尽管不理想，但将第32行上的for t in triangles:更改为for t in triangles[:3]:会绘制除最后一个（不需要的）三角形之外的所有三角形。

完整代码：

# -*- coding: utf-8 -*-
import numpy as np
import cv2

width = 800
height = 600
img = np.zeros((height,width,3), np.uint8)
pts = np.array([[100,50],[200,300],[700,200],[500,100],[400,150]], np.int32)
rect = (0, 0, width, height)

def rect_contains(rect, point) :
    if point[0] <rect[0] :
        return False
    elif point[1] < rect[1] :
        return False
    elif point[0] > rect[2] :
        return False
    elif point[1] > rect[3] :
        return False
    return True

def draw_triangeles(rect, points, img) :
    subdiv = cv2.Subdiv2D()
    subdiv.initDelaunay(rect)

    for p in points:
        subdiv.insert((p[0], p[1]))


    triangles = subdiv.getTriangleList()

    for t in triangles[:3]:
        pt1 = (t[0], t[1])
        pt2 = (t[2], t[3])
        pt3 = (t[4], t[5])

        if rect_contains(rect, pt1) and rect_contains(rect, pt2) and rect_contains(rect, pt3) :
            cv2.line(img, pt1, pt2, (0,0,255), 2)
            cv2.line(img, pt2, pt3, (0,0,255), 2)
            cv2.line(img, pt3, pt1, (0,0,255), 2)

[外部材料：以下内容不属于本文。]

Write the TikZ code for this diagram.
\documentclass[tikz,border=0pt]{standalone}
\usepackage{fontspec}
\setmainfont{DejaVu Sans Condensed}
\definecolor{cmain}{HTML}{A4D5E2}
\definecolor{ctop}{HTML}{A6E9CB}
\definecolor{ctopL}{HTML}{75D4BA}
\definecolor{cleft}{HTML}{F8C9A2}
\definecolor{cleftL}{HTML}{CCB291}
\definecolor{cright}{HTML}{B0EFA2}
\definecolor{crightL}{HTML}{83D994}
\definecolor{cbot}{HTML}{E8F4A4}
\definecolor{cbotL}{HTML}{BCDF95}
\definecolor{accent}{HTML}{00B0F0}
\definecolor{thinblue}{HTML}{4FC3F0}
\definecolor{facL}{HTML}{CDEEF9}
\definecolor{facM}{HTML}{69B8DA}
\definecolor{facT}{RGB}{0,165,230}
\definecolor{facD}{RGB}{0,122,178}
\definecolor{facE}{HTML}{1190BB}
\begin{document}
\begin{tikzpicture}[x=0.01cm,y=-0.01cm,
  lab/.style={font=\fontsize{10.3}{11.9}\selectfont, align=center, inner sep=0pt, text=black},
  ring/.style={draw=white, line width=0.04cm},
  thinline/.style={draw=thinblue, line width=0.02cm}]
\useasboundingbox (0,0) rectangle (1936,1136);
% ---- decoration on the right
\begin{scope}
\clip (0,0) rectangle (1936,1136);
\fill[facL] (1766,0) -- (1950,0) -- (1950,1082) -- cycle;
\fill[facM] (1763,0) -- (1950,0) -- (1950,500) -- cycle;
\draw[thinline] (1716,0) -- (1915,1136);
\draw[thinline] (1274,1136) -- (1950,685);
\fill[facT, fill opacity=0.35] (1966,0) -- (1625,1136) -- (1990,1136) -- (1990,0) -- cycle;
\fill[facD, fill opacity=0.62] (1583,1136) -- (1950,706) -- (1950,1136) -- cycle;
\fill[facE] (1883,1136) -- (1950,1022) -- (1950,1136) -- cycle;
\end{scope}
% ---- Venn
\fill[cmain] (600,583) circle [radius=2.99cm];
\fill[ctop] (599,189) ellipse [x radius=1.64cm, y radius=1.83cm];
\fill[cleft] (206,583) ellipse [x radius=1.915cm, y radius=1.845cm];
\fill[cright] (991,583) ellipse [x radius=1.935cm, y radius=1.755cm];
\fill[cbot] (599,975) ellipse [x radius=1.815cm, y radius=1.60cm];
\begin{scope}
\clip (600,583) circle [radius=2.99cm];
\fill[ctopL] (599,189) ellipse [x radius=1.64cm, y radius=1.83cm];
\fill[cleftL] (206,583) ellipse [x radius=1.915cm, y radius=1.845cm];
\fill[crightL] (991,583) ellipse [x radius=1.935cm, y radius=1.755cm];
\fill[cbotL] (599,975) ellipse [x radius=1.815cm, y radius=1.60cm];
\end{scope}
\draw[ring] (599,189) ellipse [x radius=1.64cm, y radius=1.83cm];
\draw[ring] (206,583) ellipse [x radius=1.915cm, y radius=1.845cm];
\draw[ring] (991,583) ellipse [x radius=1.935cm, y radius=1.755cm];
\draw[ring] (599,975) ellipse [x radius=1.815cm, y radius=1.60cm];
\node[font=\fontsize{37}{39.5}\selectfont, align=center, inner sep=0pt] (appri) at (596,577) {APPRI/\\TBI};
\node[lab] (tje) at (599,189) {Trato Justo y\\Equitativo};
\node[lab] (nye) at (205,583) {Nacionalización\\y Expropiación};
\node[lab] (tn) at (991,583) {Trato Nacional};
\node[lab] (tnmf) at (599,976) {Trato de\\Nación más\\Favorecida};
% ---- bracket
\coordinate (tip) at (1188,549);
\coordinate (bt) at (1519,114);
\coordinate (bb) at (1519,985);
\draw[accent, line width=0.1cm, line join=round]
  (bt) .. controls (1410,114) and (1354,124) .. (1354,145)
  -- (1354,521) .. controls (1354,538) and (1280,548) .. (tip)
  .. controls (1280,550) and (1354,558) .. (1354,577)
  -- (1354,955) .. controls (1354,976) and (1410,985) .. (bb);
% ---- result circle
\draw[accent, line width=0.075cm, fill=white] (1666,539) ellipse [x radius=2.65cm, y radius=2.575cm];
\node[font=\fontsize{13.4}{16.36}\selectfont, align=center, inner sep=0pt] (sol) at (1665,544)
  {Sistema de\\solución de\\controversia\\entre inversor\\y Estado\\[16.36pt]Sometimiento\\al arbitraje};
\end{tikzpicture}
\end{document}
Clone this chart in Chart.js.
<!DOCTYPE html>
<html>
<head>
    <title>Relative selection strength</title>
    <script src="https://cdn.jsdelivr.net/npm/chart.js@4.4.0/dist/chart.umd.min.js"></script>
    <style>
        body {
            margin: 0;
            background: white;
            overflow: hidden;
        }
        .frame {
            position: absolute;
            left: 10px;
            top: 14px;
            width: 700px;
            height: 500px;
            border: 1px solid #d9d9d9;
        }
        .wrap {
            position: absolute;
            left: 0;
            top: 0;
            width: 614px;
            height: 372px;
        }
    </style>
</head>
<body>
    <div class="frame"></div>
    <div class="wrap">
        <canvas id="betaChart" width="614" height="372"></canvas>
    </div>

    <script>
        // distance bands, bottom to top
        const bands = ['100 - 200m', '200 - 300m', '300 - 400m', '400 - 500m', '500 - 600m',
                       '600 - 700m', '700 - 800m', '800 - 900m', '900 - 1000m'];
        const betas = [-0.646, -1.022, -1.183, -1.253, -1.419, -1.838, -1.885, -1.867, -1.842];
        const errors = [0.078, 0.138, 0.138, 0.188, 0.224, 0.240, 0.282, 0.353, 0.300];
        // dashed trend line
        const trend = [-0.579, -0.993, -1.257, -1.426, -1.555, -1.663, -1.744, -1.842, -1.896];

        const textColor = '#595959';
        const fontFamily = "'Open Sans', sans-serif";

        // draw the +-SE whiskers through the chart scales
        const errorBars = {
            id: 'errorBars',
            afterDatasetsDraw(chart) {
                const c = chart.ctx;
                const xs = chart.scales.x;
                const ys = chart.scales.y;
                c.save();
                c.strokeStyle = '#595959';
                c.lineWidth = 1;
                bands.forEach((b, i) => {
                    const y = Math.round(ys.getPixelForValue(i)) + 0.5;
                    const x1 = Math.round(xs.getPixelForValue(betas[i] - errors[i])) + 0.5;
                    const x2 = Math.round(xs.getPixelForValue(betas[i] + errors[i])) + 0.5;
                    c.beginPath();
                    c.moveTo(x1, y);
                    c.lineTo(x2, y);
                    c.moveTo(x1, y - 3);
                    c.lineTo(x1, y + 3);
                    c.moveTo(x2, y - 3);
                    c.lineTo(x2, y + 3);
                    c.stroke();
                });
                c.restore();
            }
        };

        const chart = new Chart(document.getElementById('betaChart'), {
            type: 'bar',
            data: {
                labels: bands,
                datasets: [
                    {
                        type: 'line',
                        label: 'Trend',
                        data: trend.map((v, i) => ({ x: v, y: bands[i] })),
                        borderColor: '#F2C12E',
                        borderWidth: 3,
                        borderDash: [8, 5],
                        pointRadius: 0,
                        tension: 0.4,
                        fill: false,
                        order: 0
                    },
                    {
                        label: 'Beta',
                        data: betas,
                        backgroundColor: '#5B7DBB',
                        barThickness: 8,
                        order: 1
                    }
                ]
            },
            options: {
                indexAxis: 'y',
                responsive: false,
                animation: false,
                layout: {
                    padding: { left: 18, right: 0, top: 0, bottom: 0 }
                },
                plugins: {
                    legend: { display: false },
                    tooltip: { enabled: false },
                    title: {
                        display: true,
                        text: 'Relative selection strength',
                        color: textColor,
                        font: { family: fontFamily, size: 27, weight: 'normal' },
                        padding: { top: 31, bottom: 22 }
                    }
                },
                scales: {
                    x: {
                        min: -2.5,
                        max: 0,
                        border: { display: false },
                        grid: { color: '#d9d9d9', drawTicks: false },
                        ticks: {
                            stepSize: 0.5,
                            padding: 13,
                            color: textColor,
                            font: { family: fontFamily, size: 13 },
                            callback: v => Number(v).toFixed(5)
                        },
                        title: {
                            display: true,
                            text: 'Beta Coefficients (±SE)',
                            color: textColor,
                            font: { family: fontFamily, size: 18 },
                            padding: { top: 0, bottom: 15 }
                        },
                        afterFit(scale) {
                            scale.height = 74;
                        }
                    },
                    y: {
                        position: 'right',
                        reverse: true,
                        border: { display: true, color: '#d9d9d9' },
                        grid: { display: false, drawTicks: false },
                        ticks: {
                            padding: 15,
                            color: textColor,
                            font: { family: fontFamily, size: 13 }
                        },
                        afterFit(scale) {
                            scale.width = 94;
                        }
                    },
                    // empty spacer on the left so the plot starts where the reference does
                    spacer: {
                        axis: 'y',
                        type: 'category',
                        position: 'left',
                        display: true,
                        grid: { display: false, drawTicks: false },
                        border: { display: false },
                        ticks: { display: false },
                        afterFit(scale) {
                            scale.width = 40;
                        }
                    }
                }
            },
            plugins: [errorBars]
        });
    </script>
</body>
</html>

def draw_points(points, img):
    for p in points:
        cv2.circle(img, (p[0], p[1]), 2, (255,255,255), 2)

# Draw polygon
cv2.fillPoly(img, [pts], (0, 255, 0))

# Draw result of triangulation
draw_triangeles(rect, pts, img)

# Draw vertices on top
draw_points(pts, img)

#hull = cv2.convexHull(pts)
#cv2.polylines(img, [hull], True, (0, 255, 0))

cv2.imshow("image", img)
cv2.waitKey()
cv2.destroyAllWindows()

尽管这解决了问题，但并不理想。此解决方案不考虑更多的三角形，仅解决了症状，而不是问题的根源。